I didn’t read Crowe’s article but I did watch the 7:30 episode. Speaking only for myself I think that I was able to draw my own conclusions from Danby’s interview and comments, s to where he stood and which barrow he was attempting to push. I had noticed the questions Kitching had asked and the comments she had made in Senate hearings; I recall the many twists and turns of Landeryou’s career; I remember when Danby was an MP and what his views were.
Joining the dots may be difficult for journos but some of us have good memories – and there is also Wiki to supply some forgotten details.
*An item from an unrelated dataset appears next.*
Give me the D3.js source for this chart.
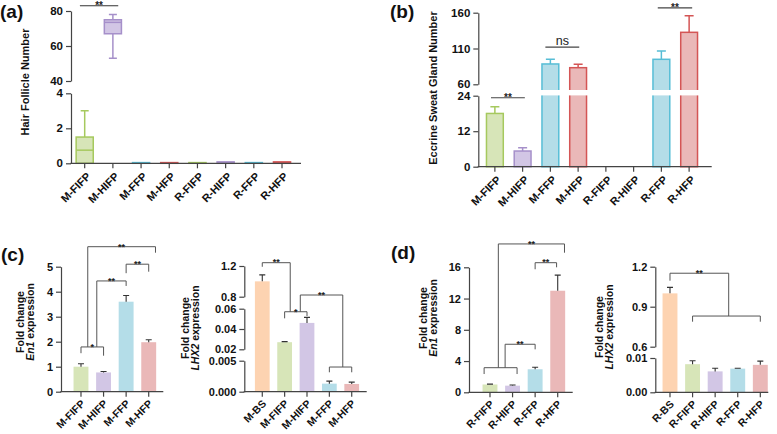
<!DOCTYPE html>
<html><head><meta charset="utf-8">
<script src="https://cdn.jsdelivr.net/npm/d3@7"></script>
<style>
body{margin:0;background:#fff}
svg{display:block}
</style></head><body>
<svg id="c" width="777" height="434"></svg>
<script>
// ---------------- DATA ----------------
// (a) Hair follicle number, box plots
const catsA = ["M-FIFP","M-HIFP","M-FFP","M-HFP","R-FIFP","R-HIFP","R-FFP","R-HFP"];
const minA = [0, 53, 0, 0, 0, 0, 0, 0];
const q1A  = [0, 67, 0, 0, 0, 0, 0, 0];
const medA = [0.75, 73.5, 0.02, 0.02, 0.02, 0.04, 0.02, 0.04];
const q3A  = [1.5, 75, 0.04, 0.04, 0.04, 0.08, 0.04, 0.08];
const maxA = [3, 78, 0.04, 0.04, 0.04, 0.08, 0.04, 0.08];
const ticksA = [[0,2,4],[40,60,80]];

// (b) Eccrine sweat gland number, mean + SD
const catsB = ["M-FIFP","M-HIFP","M-FFP","M-HFP","R-FIFP","R-HIFP","R-FFP","R-HFP"];
const meanB = [18, 5.3, 88.4, 83.2, 0, 0, 94.9, 132.6];
const sdB   = [2.3, 1.1, 6.5, 4.7, 0, 0, 11.6, 23.2];
const ticksB = [[0,12,24],[60,110,160]];

// (c) left: En1 expression (mouse)
const catsC1 = ["M-FIFP","M-HIFP","M-FFP","M-HFP"];
const valC1  = [1.0, 0.77, 3.6, 1.98];
const sdC1   = [0.12, 0.04, 0.25, 0.1];
const ticksC1 = [[0,1,2,3,4,5]];

// (c) right: LHX2 expression (mouse)
const catsC2 = ["M-BS","M-FIFP","M-HIFP","M-FFP","M-HFP"];
const valC2  = [1.0, 0.027, 0.046, 0.0013, 0.00125];
const sdC2   = [0.085, 0.0006, 0.0055, 0.0004, 0.0003];
const ticksC2 = [[0,0.005],[0.02,0.04,0.06],[0.8,1.2]];

// (d) left: En1 expression (rat)
const catsD1 = ["R-FIFP","R-HIFP","R-FFP","R-HFP"];
const valD1  = [1.0, 0.85, 2.95, 13.0];
const sdD1   = [0.05, 0.08, 0.25, 2.0];
const ticksD1 = [[0,4,8,12,16]];

// (d) right: LHX2 expression (rat)
const catsD2 = ["R-BS","R-FIFP","R-HIFP","R-FFP","R-HFP"];
const valD2  = [1.0, 0.0082, 0.0061, 0.0069, 0.0080];
const sdD2   = [0.045, 0.001, 0.0009, 0.0001, 0.0011];
const ticksD2 = [[0,0.01],[0.6,0.9,1.2]];

// significance annotations (x in category-index units, levels in data units)
const sigA = [{x1:-0.17, x2:1.19, y:83, label:"**"}];
const sigB = [
  {x1:-0.14, x2:1.08, y:23.3, label:"**"},
  {x1:1.82, x2:3.04, y:112, label:"ns"},
  {x1:5.87, x2:7.11, y:166.6, label:"**"}
];
const sigC1 = [
  {x1:0, x2:1, y:1.79, y1:1.54, y2:1.44, label:"*"},
  {x1:0.7, x2:2, y:4.43, y1:1.79, y2:4.23, label:"**"},
  {x1:2, x2:3, y:5.1, y1:4.74, y2:4.8, label:"**"},
  {x1:0.3, x2:3.3, y:5.8, y1:1.79, y2:5.56, label:"**"}
];
const sigC2 = [
  {x1:0, x2:1.25, y:1.243, y1:1.19, y2:0.057, label:"**"},
  {x1:1, x2:2, y:0.057, y1:0.0505, y2:0.0528, label:"*"},
  {x1:1.7, x2:3.6, y:0.822, y1:0.057, y2:0.00398, label:"**"},
  {x1:3, x2:4, y:0.00398, y1:0.00313, y2:0.00313, label:""}
];
const sigD1 = [
  {x1:-0.26, x2:1.2, y:3.15, y1:2.34, y2:2.34, label:""},
  {x1:0.67, x2:2, y:6.15, y1:3.15, y2:5.5, label:"**"},
  {x1:0.37, x2:3.3, y:18.99, y1:3.15, y2:17.87, label:"**"},
  {x1:2, x2:2.95, y:16.59, y1:15.75, y2:16.0, label:"**"}
];
const sigD2 = [
  {x1:0, x2:2.6, y:1.151, y1:1.095, y2:0.83, label:"**"},
  {x1:1, x2:4, y:0.83, y1:0.7875, y2:0.7875, label:""}
];

// ---------------- STYLE / LAYOUT ----------------
const FONT = '"Liberation Sans", Arial, Helvetica, sans-serif';
const AX = "#444";
const pal = {
  FIFP:{fill:"#d7e5b8", stroke:"#a6c95e"},
  HIFP:{fill:"#d2c6e5", stroke:"#a690ca"},
  FFP:{fill:"#b4dde8", stroke:"#57bdd6"},
  HFP:{fill:"#eab8b8", stroke:"#d45555"},
  BS:{fill:"#fdd3b1", stroke:"#f4b48a"}
};
const key = c => c.split("-")[1];
const svg = d3.select("#c").style("font-family", FONT);

function makePanel(cfg){
  const g = svg.append("g");
  const cats = cfg.cats;
  const band = d3.scaleBand().domain(cats).range(cfg.xr).paddingInner(0.34).paddingOuter(0.17);
  const segs = cfg.ticks.map((t,i)=>({domain:[t[0], t[t.length-1]], range:cfg.yr[i], ticks:t, fmt:cfg.fmt[i]}));
  const scales = segs.map(s=>d3.scaleLinear().domain(s.domain).range(s.range));
  const y = v => { for (let i=segs.length-1;i>=0;i--) if (v>=segs[i].domain[0]) return scales[i](v); return scales[0](v); };
  const cx = c => band(c)+band.bandwidth()/2;
  const xi = i => band(cats[0]) + band.bandwidth()/2 + i*band.step();
  const y0 = cfg.yr[0][0];
  return {g, cfg, cats, band, y, cx, xi, y0, segs, scales};
}

function drawAxes(P){
  const {g, cfg} = P;
  P.segs.forEach((s,i)=>{
    const ax = d3.axisLeft(P.scales[i]).tickValues(s.ticks).tickFormat(d3.format(s.fmt))
      .tickSize(5).tickSizeOuter(0).tickPadding(3);
    const ga = g.append("g").attr("transform",`translate(${cfg.yx},0)`).call(ax);
    ga.selectAll("path,line").attr("stroke",AX).attr("stroke-width",1.2);
    ga.selectAll("text").attr("font-family",FONT).attr("font-weight","bold")
      .attr("font-size",cfg.tfs).attr("fill","#111");
  });
  // x axis
  g.append("line").attr("x1",cfg.yx-0.6).attr("x2",cfg.xEnd).attr("y1",P.y0).attr("y2",P.y0)
    .attr("stroke",AX).attr("stroke-width",1.2);
  const xa = d3.axisBottom(P.band).tickSize(5).tickSizeOuter(0);
  const gx = g.append("g").attr("transform",`translate(0,${P.y0})`).call(xa);
  gx.select(".domain").remove();
  gx.selectAll("line").attr("stroke",AX).attr("stroke-width",1.2);
  gx.selectAll("text").attr("font-family",FONT).attr("font-weight","bold")
    .attr("font-size",cfg.xfs).attr("fill","#111")
    .attr("text-anchor","end").attr("x",0).attr("y",0).attr("dy","0.35em")
    .attr("transform",`translate(${cfg.xlo[0]},${cfg.xlo[1]}) rotate(-45)`);
  // y title
  const t = g.append("text").attr("transform",`translate(${cfg.title.x},${cfg.title.y}) rotate(-90)`)
    .attr("text-anchor","middle").attr("font-weight","bold").attr("font-size",cfg.title.fs).attr("fill","#111");
  cfg.title.lines.forEach((ln,k)=>{
    const ts = t.append("tspan").attr("x",0).attr("dy", k===0 ? 0 : cfg.title.lh);
    ln.forEach(part=>{
      ts.append("tspan").attr("font-style", part.i ? "italic" : "normal").text(part.t);
    });
  });
  // panel label
  if (cfg.label) svg.append("text").attr("x",cfg.label.x).attr("y",cfg.label.y)
    .attr("font-weight","bold").attr("font-size",19).attr("fill","#111").text(cfg.label.t);
}

function drawSig(P, sig, color, fs, lw){
  sig.forEach(s=>{
    const x1 = P.xi(s.x1), x2 = P.xi(s.x2), yy = P.y(s.y);
    const y1 = s.y1 !== undefined ? P.y(s.y1) : yy;
    const y2 = s.y2 !== undefined ? P.y(s.y2) : yy;
    P.g.append("path").attr("d",`M${x1},${y1}V${yy}H${x2}V${y2}`)
      .attr("fill","none").attr("stroke",color).attr("stroke-width",lw);
    if (s.label){
      const isNs = s.label === "ns";
      P.g.append("text").attr("x",(x1+x2)/2).attr("y", isNs ? yy-2.5 : yy+2.8)
        .attr("text-anchor","middle").attr("font-weight", isNs ? "normal" : "bold")
        .attr("font-size", isNs ? fs+2.5 : fs).attr("fill","#222").text(s.label);
    }
  });
}

function drawBars(P, vals, sds, outlined){
  const bw = P.band.bandwidth();
  P.cats.forEach((c,i)=>{
    const v = vals[i]; if (!(v>0)) return;
    const col = pal[key(c)];
    P.g.append("rect").attr("x",P.band(c)+(outlined?0.75:0)).attr("width",bw-(outlined?1.5:0))
      .attr("y",P.y(v)).attr("height",P.y0-P.y(v))
      .attr("fill",col.fill).attr("stroke",outlined?col.stroke:"none").attr("stroke-width",outlined?1.5:0);
  });
  P.cats.forEach((c,i)=>{
    const v = vals[i]; if (!(v>0) || !(sds[i]>0)) return;
    const col = outlined ? pal[key(c)].stroke : "#333";
    const x = P.cx(c), cw = outlined ? 4.5 : 3;
    const ya = P.y(v), yb = P.y(v+sds[i]);
    P.g.append("path").attr("d",`M${x},${ya}V${yb}M${x-cw},${yb}H${x+cw}`)
      .attr("fill","none").attr("stroke",col).attr("stroke-width",outlined?1.5:1.1);
  });
}

// ---------------- PANEL A ----------------
const PA = makePanel({cats:catsA, xr:[70.6,296.1], ticks:ticksA, yr:[[163.3,93.3],[81,11]], fmt:["d","d"]});
(function(){
  const bw = PA.band.bandwidth();
  catsA.forEach((c,i)=>{
    const col = pal[key(c)];
    const x = PA.cx(c), g = PA.g;
    if (maxA[i] > q3A[i]) {
      g.append("path").attr("d",`M${x},${PA.y(q3A[i])}V${PA.y(maxA[i])}M${x-4},${PA.y(maxA[i])}H${x+4}`)
        .attr("stroke",col.stroke).attr("stroke-width",1.5).attr("fill","none");
    }
    if (minA[i] < q1A[i]) {
      g.append("path").attr("d",`M${x},${PA.y(q1A[i])}V${PA.y(minA[i])}M${x-4},${PA.y(minA[i])}H${x+4}`)
        .attr("stroke",col.stroke).attr("stroke-width",1.5).attr("fill","none");
    }
    g.append("rect").attr("x",PA.band(c)+0.75).attr("width",bw-1.5)
      .attr("y",PA.y(q3A[i])).attr("height",PA.y(q1A[i])-PA.y(q3A[i]))
      .attr("fill",col.fill).attr("stroke",col.stroke).attr("stroke-width",1.5);
    g.append("line").attr("x1",PA.band(c)+0.75).attr("x2",PA.band(c)+bw-0.75)
      .attr("y1",PA.y(medA[i])).attr("y2",PA.y(medA[i])).attr("stroke",col.stroke).attr("stroke-width",1.5);
  });
})();
PA.cfg = {yx:71, xEnd:301, tfs:11.5, xfs:11, xlo:[4,11],
  title:{x:29, y:82, fs:11, lh:0, lines:[[{t:"Hair Follicle Number"}]]},
  label:{x:0, y:18, t:"(a)"}};
drawAxes(PA);
drawSig(PA, sigA, "#333", 10, 1.2);

// ---------------- PANEL B ----------------
const PB = makePanel({cats:catsB, xr:[481,703], ticks:ticksB, yr:[[166.7,95.7],[84.3,12.7]], fmt:["d","d"]});
drawBars(PB, meanB, sdB, true);
PB.g.append("rect").attr("x",480).attr("width",230).attr("y",90).attr("height",5.4).attr("fill","#fff");
PB.cfg = {yx:478.3, xEnd:711.7, tfs:11.5, xfs:11, xlo:[4,11],
  title:{x:437, y:88, fs:11, lh:0, lines:[[{t:"Eccrine Sweat Gland Number"}]]},
  label:{x:390, y:18, t:"(b)"}};
drawAxes(PB);
drawSig(PB, sigB, "#444", 10, 1.2);

// ---------------- PANEL C (left) ----------------
const PC1 = makePanel({cats:catsC1, xr:[69.7,160], ticks:ticksC1, yr:[[391.7,266.7]], fmt:["d"]});
drawBars(PC1, valC1, sdC1, false);
PC1.cfg = {yx:61, xEnd:163.3, tfs:11, xfs:10.5, xlo:[2,10],
  title:{x:24, y:322, fs:10.5, lh:"0.95em", lines:[[{t:"Fold change"}],[{t:"En1",i:true},{t:" expression"}]]},
  label:{x:1, y:261, t:"(c)"}};
drawAxes(PC1);
drawSig(PC1, sigC1, "#555", 9, 1);

// ---------------- PANEL C (right) ----------------
const PC2 = makePanel({cats:catsC2, xr:[251.1,362.9], ticks:ticksC2,
  yr:[[391.7,360.7],[349.3,308.7],[296.7,266]], fmt:[".3f",".2f",".1f"]});
drawBars(PC2, valC2, sdC2, false);
PC2.cfg = {yx:244.3, xEnd:366.7, tfs:11, xfs:10.5, xlo:[2,10],
  title:{x:189, y:328, fs:10.5, lh:"0.95em", lines:[[{t:"Fold change"}],[{t:"LHX2",i:true},{t:" expression"}]]}};
drawAxes(PC2);
drawSig(PC2, sigC2, "#555", 9, 1);

// ---------------- PANEL D (left) ----------------
const PD1 = makePanel({cats:catsD1, xr:[478.7,569], ticks:ticksD1, yr:[[392.3,267.3]], fmt:["d"]});
drawBars(PD1, valD1, sdD1, false);
PD1.cfg = {yx:469, xEnd:572.7, tfs:11, xfs:10.5, xlo:[2,10],
  title:{x:427, y:318, fs:10.5, lh:"0.95em", lines:[[{t:"Fold change"}],[{t:"En1",i:true},{t:" expression"}]]},
  label:{x:391, y:259, t:"(d)"}};
drawAxes(PD1);
drawSig(PD1, sigD1, "#555", 9, 1);

// ---------------- PANEL D (right) ----------------
const PD2 = makePanel({cats:catsD2, xr:[658.7,771.6], ticks:ticksD2,
  yr:[[392.3,358],[346.7,266.7]], fmt:[".2f",".1f"]});
drawBars(PD2, valD2, sdD2, false);
PD2.cfg = {yx:655.3, xEnd:768.3, tfs:11, xfs:10.5, xlo:[2,10],
  title:{x:603, y:327, fs:10.5, lh:"0.95em", lines:[[{t:"Fold change"}],[{t:"LHX2",i:true},{t:" expression"}]]}};
drawAxes(PD2);
drawSig(PD2, sigD2, "#555", 9, 1);
</script>
</body></html>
If media hacks can’t and won’t give us the bigger picture (because they can’t see it for their own political narrative and agenda – or to protect their access to sources by running such protection and interference for those sources, willing to trade their position and what that position accesses), we know where to go for that : and it makes them look pretty bloody puerile in their “calling”.
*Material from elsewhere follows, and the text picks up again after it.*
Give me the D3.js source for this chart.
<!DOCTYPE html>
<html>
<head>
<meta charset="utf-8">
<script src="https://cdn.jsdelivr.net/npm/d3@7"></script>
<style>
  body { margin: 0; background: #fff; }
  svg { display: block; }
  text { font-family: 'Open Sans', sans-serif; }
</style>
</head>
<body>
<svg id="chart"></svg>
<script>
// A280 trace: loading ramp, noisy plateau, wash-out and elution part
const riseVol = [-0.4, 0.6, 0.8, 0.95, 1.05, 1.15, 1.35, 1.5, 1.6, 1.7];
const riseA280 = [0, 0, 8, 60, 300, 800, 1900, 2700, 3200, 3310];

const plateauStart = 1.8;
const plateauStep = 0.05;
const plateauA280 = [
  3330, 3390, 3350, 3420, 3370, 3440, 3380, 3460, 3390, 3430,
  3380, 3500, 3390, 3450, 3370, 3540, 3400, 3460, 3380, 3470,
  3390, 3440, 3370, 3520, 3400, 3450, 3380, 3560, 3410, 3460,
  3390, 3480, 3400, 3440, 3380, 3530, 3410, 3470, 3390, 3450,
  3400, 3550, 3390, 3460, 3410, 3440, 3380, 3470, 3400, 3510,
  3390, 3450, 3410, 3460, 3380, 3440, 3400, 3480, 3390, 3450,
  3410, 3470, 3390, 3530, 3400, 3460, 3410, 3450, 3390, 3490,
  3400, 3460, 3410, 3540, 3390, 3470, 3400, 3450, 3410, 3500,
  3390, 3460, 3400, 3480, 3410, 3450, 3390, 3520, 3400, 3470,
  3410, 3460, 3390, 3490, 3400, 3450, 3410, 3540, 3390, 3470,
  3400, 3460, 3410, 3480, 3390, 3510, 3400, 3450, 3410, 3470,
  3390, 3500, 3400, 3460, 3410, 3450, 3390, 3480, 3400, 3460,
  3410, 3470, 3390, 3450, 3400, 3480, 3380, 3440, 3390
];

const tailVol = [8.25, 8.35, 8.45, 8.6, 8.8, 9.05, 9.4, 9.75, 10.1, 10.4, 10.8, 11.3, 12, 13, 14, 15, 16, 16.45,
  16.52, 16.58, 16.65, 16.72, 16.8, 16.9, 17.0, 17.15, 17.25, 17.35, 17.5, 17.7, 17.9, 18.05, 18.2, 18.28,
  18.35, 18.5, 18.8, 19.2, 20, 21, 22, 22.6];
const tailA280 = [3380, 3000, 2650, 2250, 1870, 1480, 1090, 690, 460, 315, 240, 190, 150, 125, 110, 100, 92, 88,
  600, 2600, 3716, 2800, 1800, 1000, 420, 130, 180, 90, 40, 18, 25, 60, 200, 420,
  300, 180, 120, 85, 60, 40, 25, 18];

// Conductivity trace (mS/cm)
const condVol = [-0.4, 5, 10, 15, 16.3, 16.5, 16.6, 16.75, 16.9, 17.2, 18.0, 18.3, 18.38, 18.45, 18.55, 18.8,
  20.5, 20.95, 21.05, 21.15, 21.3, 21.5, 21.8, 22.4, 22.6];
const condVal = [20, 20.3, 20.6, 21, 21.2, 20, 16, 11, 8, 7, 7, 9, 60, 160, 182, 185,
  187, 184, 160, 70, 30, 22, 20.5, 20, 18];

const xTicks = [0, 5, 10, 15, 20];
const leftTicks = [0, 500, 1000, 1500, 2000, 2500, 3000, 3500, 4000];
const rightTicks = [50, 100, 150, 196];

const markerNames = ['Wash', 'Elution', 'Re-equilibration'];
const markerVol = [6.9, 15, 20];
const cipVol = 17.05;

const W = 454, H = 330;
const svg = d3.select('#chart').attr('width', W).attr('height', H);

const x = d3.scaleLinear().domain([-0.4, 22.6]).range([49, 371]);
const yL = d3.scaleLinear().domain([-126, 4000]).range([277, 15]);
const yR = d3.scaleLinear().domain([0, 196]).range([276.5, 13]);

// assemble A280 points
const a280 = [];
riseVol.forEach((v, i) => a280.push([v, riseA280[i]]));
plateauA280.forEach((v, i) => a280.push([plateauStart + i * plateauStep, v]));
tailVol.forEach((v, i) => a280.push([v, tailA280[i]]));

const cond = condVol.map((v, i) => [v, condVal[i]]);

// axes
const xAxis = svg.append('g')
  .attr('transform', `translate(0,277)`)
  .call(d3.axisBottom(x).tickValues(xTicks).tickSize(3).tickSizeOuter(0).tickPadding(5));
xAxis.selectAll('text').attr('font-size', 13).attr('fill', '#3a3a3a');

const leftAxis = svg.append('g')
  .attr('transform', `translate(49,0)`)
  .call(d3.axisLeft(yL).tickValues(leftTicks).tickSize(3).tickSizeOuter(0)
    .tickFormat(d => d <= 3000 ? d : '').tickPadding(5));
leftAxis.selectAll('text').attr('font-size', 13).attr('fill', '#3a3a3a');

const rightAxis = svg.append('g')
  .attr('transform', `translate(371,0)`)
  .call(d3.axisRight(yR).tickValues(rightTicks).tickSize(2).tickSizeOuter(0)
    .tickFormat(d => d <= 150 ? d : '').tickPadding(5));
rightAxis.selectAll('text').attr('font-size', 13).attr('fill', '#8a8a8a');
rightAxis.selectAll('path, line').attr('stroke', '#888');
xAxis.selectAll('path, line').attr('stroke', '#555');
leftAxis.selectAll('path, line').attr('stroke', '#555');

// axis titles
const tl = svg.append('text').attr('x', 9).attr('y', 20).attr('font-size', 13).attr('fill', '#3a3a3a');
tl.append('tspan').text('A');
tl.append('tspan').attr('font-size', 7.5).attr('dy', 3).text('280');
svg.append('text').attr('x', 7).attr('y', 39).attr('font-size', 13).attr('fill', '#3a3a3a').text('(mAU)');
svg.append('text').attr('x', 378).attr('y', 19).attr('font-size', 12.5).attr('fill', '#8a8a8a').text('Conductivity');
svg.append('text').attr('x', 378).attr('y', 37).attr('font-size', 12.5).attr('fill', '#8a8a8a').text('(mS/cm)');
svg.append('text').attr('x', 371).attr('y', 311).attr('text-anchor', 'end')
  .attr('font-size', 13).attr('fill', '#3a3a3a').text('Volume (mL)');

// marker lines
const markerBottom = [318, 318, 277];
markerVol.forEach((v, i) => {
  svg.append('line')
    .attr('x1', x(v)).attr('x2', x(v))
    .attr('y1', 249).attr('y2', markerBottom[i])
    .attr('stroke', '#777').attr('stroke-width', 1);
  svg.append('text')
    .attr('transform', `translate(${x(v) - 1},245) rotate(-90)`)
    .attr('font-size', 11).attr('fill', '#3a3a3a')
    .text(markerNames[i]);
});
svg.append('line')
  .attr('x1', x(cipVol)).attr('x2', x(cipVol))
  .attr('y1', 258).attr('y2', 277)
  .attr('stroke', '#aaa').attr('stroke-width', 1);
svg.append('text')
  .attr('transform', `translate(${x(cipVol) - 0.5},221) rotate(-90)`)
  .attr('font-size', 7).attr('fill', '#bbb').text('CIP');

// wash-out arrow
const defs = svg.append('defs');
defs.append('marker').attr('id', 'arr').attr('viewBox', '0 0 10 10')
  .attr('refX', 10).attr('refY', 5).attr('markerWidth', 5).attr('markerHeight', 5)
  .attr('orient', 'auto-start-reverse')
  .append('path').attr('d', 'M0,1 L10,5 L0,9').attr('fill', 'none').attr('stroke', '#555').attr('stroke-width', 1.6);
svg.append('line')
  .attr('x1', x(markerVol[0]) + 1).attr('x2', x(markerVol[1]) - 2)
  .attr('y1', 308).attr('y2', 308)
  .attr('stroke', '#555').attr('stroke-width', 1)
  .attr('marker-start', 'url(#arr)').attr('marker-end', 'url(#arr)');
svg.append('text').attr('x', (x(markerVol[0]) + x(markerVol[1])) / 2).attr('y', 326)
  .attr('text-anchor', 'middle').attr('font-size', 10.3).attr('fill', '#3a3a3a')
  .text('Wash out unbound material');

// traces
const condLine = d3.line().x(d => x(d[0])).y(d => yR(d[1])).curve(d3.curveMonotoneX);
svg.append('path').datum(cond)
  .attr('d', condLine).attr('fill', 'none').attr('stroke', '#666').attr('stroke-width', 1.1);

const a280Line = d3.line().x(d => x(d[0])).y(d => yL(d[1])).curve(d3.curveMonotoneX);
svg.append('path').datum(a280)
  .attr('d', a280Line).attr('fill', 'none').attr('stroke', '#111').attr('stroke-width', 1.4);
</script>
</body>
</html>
The partisan, subjective, political play-time media is sweeping half the story under the mat that is their own political ideology and agenda…. and they think us rubes won’t, and don’t, notice?
Then they wonder why we rubes are pissed at both politics and them (and their politics).
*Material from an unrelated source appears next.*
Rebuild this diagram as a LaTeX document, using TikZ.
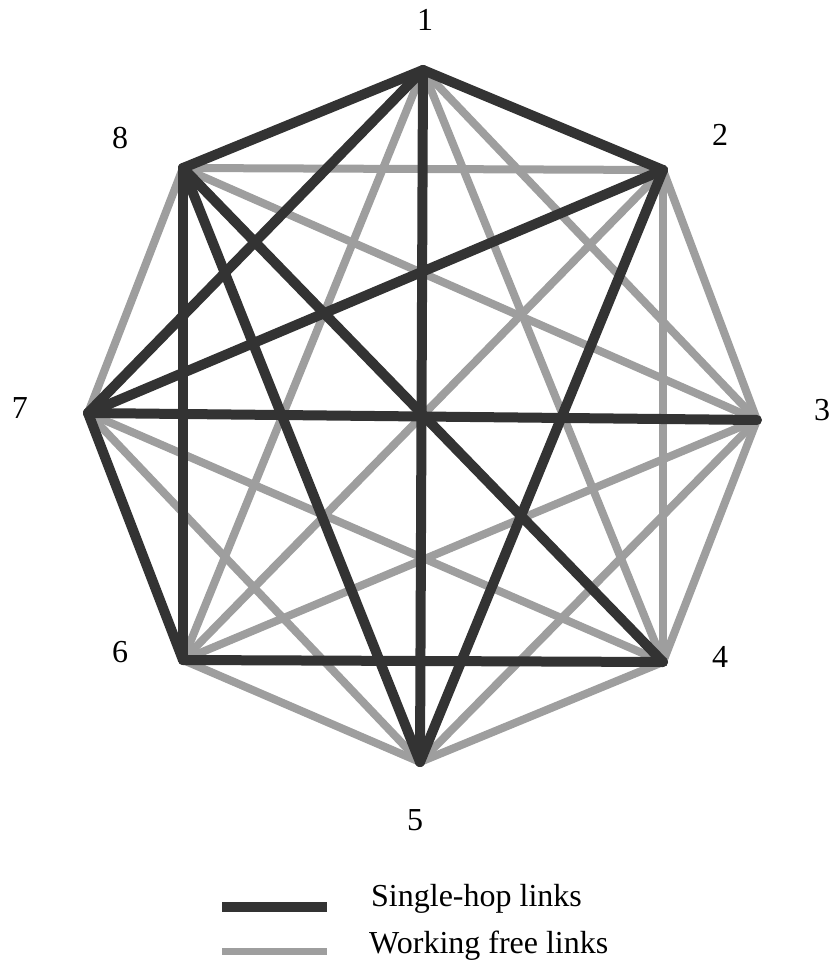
\documentclass[tikz,border=0pt]{standalone}
\usepackage{fontspec}
\setmainfont{Liberation Serif}
\begin{document}
\begin{tikzpicture}[x=1pt,y=-1pt,
  hop/.style={draw=black!80,line width=10pt,line cap=round,line join=round},
  free/.style={draw=black!38,line width=8pt,line cap=round},
  lbl/.style={font=\fontsize{32}{38}\selectfont,inner sep=0pt}]
\useasboundingbox (0,0) rectangle (832,973);
\coordinate (n1) at (423,70);
\coordinate (n2) at (663,170);
\coordinate (n3) at (757,420);
\coordinate (n4) at (663,662);
\coordinate (n5) at (420,762);
\coordinate (n6) at (183,660);
\coordinate (n7) at (88,413);
\coordinate (n8) at (183,168);
% working free links
\foreach \a/\b in {1/3,1/4,1/6,2/3,2/4,2/6,2/8,3/4,3/5,3/6,3/8,4/5,4/7,5/6,5/7,7/8}
  \draw[free] (n\a) -- (n\b);
% single-hop links
\foreach \a/\b in {1/8,1/2,1/5,1/7,2/7,2/5,3/7,6/8,5/8,4/8,6/7,4/6}
  \draw[hop] (n\a) -- (n\b);
% labels
\node[lbl] (l1) at (425,20) {1};
\node[lbl] (l2) at (720,135) {2};
\node[lbl] (l3) at (822,410) {3};
\node[lbl] (l4) at (720,657) {4};
\node[lbl] (l5) at (415,820) {5};
\node[lbl] (l6) at (120,652) {6};
\node[lbl] (l7) at (20,408) {7};
\node[lbl] (l8) at (120,138) {8};
% legend
\coordinate (a1) at (222,907);
\coordinate (a2) at (327,907);
\coordinate (b1) at (222,951);
\coordinate (b2) at (327,951);
\draw[draw=black!80,line width=10pt] (a1) -- (a2);
\draw[draw=black!38,line width=7pt] (b1) -- (b2);
\node[lbl,anchor=west] (t1) at (371,899) {Single-hop links};
\node[lbl,anchor=west] (t2) at (369,946) {Working free links};
\end{tikzpicture}
\end{document}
“The Morrison government has just stopped doing, well, pretty much anything. That’s a disaster for short-staffed media that have come to rely on federal politics to fill the “this matters” content quota. Morrison knows this: he’s built his regular-as-clockwork announceables schedule around it.”
One thing they are doing well it appears is providing pre digested talking points to “journalists” from the like of the News Corp, Nine media etc to regurgitate. There is no media these days, it’s all propaganda.
Big Swinging Chicks versus a cry-bully. Both sides playing the Deny Attack Reverse Victim Offender (darvo) routine. Poor bugger me.
Murdoch Press is ‘filling’ an abyss of ignorance. Why?
Because their favoured conscript has absolutely no idea as to what to offer; week’s out from a national Election. Other than sling public monies, promises, right, left and centre.
I wonder if a lot of voters aren’t afraid to be proven wrong in their instincts; that thus look to any sources that that feeds, nurtures, flatters, props up and even promotes that instinct – and provides a herd to hide in?
Those who prefer the herd have the security of their nose up under someone else’s tail – no edifying perhaps but if some horrible happens it happens to the one in front first.
Funny the things that comfort some people.
Insiders (David Speers) gave Maiden what seemed like a 15 minute diatribe on the issue last Sunday. Despite the other guests trying to interject and provide some alternate view other than that the Kitching case was yet another case of political bullying; they couldn’t get a word in edgewise.